Israeli Higher Education Shuts Down as Student Strike Stretches Into 4th Week

by E Wayne Ross on May 8, 2007

The Chronicle: Israeli Higher Education Shuts Down as Student Strike Stretches Into 4th Week

University campuses across Israel were chained shut on Monday as students intensified their protest, now in its fourth week, against proposed reforms in who pays for higher educationStudents held demonstrations in Beersheba, Haifa, Jerusalem, and Tel Aviv.

In advertisements published in newspapers on Friday, the leaders of Israel’s universities urged students to end their strike, which entered its 24th day on Monday, and threatened to cancel academic credit for the semester for anyone not showing up for class.

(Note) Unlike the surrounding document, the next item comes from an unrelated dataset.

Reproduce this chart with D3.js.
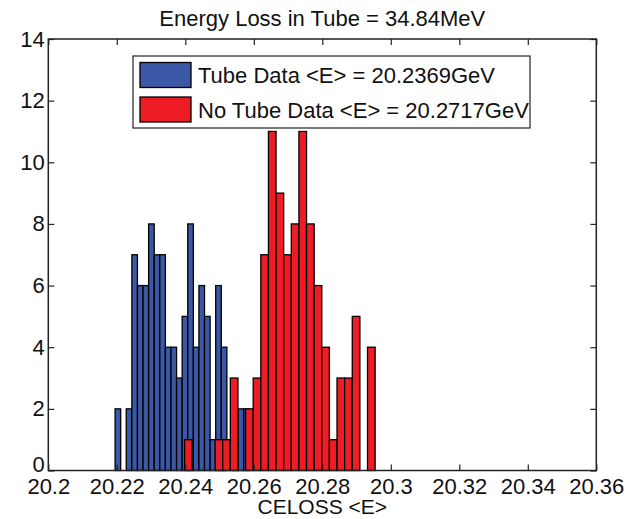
<!DOCTYPE html>
<html>
<head>
<meta charset="utf-8">
<script src="https://cdn.jsdelivr.net/npm/d3@7"></script>
<style>
  html, body { margin: 0; padding: 0; background: #fff; }
  svg { display: block; }
  text { font-family: "Liberation Sans", Arial, Helvetica, sans-serif; fill: #111; }
</style>
</head>
<body>
<svg id="chart" width="630" height="519"></svg>
<script>
// Histogram of reconstructed energy, with and without the tube
const titleText = "Energy Loss in Tube = 34.84MeV";
const xLabel = "CELOSS <E>";

// Tube data: equal-width bins starting at tubeBinStart
const tubeBinStart = 20.2195;
const tubeBinWidth = 0.001632;
const tubeCounts = [2, 0, 2, 7, 6, 6, 8, 7, 7, 4, 4, 3, 5, 8, 4, 6, 5, 1, 6, 4, 0, 2, 2, 2];
const tubeLabel = "Tube Data <E> = 20.2369GeV";

// No-tube data
const noTubeBinStart = 20.2398;
const noTubeBinWidth = 0.002225;
const noTubeCounts = [1, 0, 0, 0, 1, 1, 3, 0, 2, 3, 7, 11, 9, 7, 8, 11, 8, 6, 4, 1, 3, 3, 5, 0, 4];
const noTubeLabel = "No Tube Data <E> = 20.2717GeV";

const xTicks = [20.2, 20.22, 20.24, 20.26, 20.28, 20.3, 20.32, 20.34, 20.36];
const yTicks = [0, 2, 4, 6, 8, 10, 12, 14];

const blue = "#3b58a6";
const red = "#ee1d25";

const svg = d3.select("#chart");
const margin = { left: 48.3, right: 630 - 596.3, top: 39, bottom: 519 - 470.5 };
const W = 630, H = 519;

const x = d3.scaleLinear().domain([20.2, 20.36]).range([margin.left, W - margin.right]);
const y = d3.scaleLinear().domain([0, 14]).range([H - margin.bottom, margin.top]);

function bins(start, width, counts) {
  return counts.map((c, i) => ({ x0: start + i * width, x1: start + (i + 1) * width, n: c }))
               .filter(d => d.n > 0);
}

const plot = svg.append("g");

function drawBars(data, color) {
  plot.append("g").selectAll("rect").data(data).join("rect")
    .attr("x", d => x(d.x0))
    .attr("width", d => x(d.x1) - x(d.x0))
    .attr("y", d => y(d.n))
    .attr("height", d => y(0) - y(d.n))
    .attr("fill", color)
    .attr("stroke", "#000")
    .attr("stroke-width", 1.3);
}

drawBars(bins(tubeBinStart, tubeBinWidth, tubeCounts), blue);
drawBars(bins(noTubeBinStart, noTubeBinWidth, noTubeCounts), red);

// Axes with inward ticks on all four sides
const fmt = d => String(+d.toFixed(2));
const tick = 6;

const gx = svg.append("g").attr("transform", `translate(0,${y(0)})`)
  .call(d3.axisBottom(x).tickValues(xTicks).tickFormat(fmt).tickSizeInner(-tick).tickSizeOuter(0).tickPadding(8));
const gxTop = svg.append("g").attr("transform", `translate(0,${y(14)})`)
  .call(d3.axisTop(x).tickValues(xTicks).tickFormat("").tickSizeInner(-tick).tickSizeOuter(0));
const gy = svg.append("g").attr("transform", `translate(${x(20.2)},0)`)
  .call(d3.axisLeft(y).tickValues(yTicks).tickFormat(d3.format("d")).tickSizeInner(-tick).tickSizeOuter(0).tickPadding(3.5));
const gyRight = svg.append("g").attr("transform", `translate(${x(20.36)},0)`)
  .call(d3.axisRight(y).tickValues(yTicks).tickFormat("").tickSizeInner(-tick).tickSizeOuter(0));

[gx, gxTop, gy, gyRight].forEach(g => {
  g.selectAll(".domain").remove();
  g.selectAll("line").attr("stroke", "#222").attr("stroke-width", 1.2);
  g.selectAll("text").attr("font-size", 22).attr("fill", "#111")
    .attr("font-family", '"Liberation Sans", Arial, sans-serif');
});
// the zero label sits just above the first x label
gy.selectAll(".tick").filter(d => d === 0).select("text").attr("dy", "0.05em");

svg.append("rect")
  .attr("x", x(20.2)).attr("y", y(14))
  .attr("width", x(20.36) - x(20.2)).attr("height", y(0) - y(14))
  .attr("fill", "none").attr("stroke", "#222").attr("stroke-width", 1.5);

// Title and axis label
svg.append("text").attr("x", (x(20.2) + x(20.36)) / 2).attr("y", 26)
  .attr("text-anchor", "middle").attr("font-size", 22).text(titleText);
svg.append("text").attr("x", (x(20.2) + x(20.36)) / 2).attr("y", 514)
  .attr("text-anchor", "middle").attr("font-size", 21).text(xLabel);

// Legend
const legend = svg.append("g");
legend.append("rect").attr("x", 133).attr("y", 56).attr("width", 397).attr("height", 72)
  .attr("fill", "#fff").attr("stroke", "#222").attr("stroke-width", 1.2);
const entries = [{ label: tubeLabel, color: blue }, { label: noTubeLabel, color: red }];
entries.forEach((e, i) => {
  const cy = 75 + i * 34.5;
  legend.append("rect").attr("x", 140).attr("y", cy - 12.5).attr("width", 51).attr("height", 25)
    .attr("fill", e.color).attr("stroke", "#000").attr("stroke-width", 1.3);
  legend.append("text").attr("x", 198).attr("y", cy + 8).attr("font-size", 22).text(e.label);
});
</script>
</body>
</html>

The Committee of University Presidents extended that deadline until today as government representatives, university presidents, and students continued negotiations in a last-ditch effort to reach an agreement.

But student leaders on Monday rejected a draft agreement offered by the government. Itay Barda, leader of the National Student Organization, described the proposal as “media spin.”

“The draft is still very far from the demands which we have presented,” he said.

The country’s 250,000 students are protesting plans by the Shochat Committee — a government-appointed panel led by a former finance minister, Avraham Shochat — to raise student fees from their current level of about $2,150 per year. The Shochat Committee says student fees should be restructured, with wealthier students paying more. But its proposals, to be presented in June, ignore findings by a previous government-appointed commission and the education committee of the Knesset, Israel’s parliament, both of which recommended lowering student fees.

The students are also demanding that the government reinstate some $300-million that has been slashed from the education budget in recent years. The Shochat Committee has agreed to recommend restoring the funds, but only if students accept future increases in fees.

Rabbi Michael Melchior, chairman of the Knesset’s education committee, said a government offer to freeze tuition for students already enrolled while raising fees for new students was “immoral.”

The government and the Knesset agreed to carry out the previous commission’s recommendations to gradually reduce fees, Rabbi Melchior said.

The students’ protest is backed by the two major university-faculty unions, but Moshe Kaveh, president of Bar-Ilan University and chairman of the Committee of University Presidents, said the students were in danger of losing sufficient class time to complete the semester. He offered to extend the current semester by two weeks if the students returned to class by today.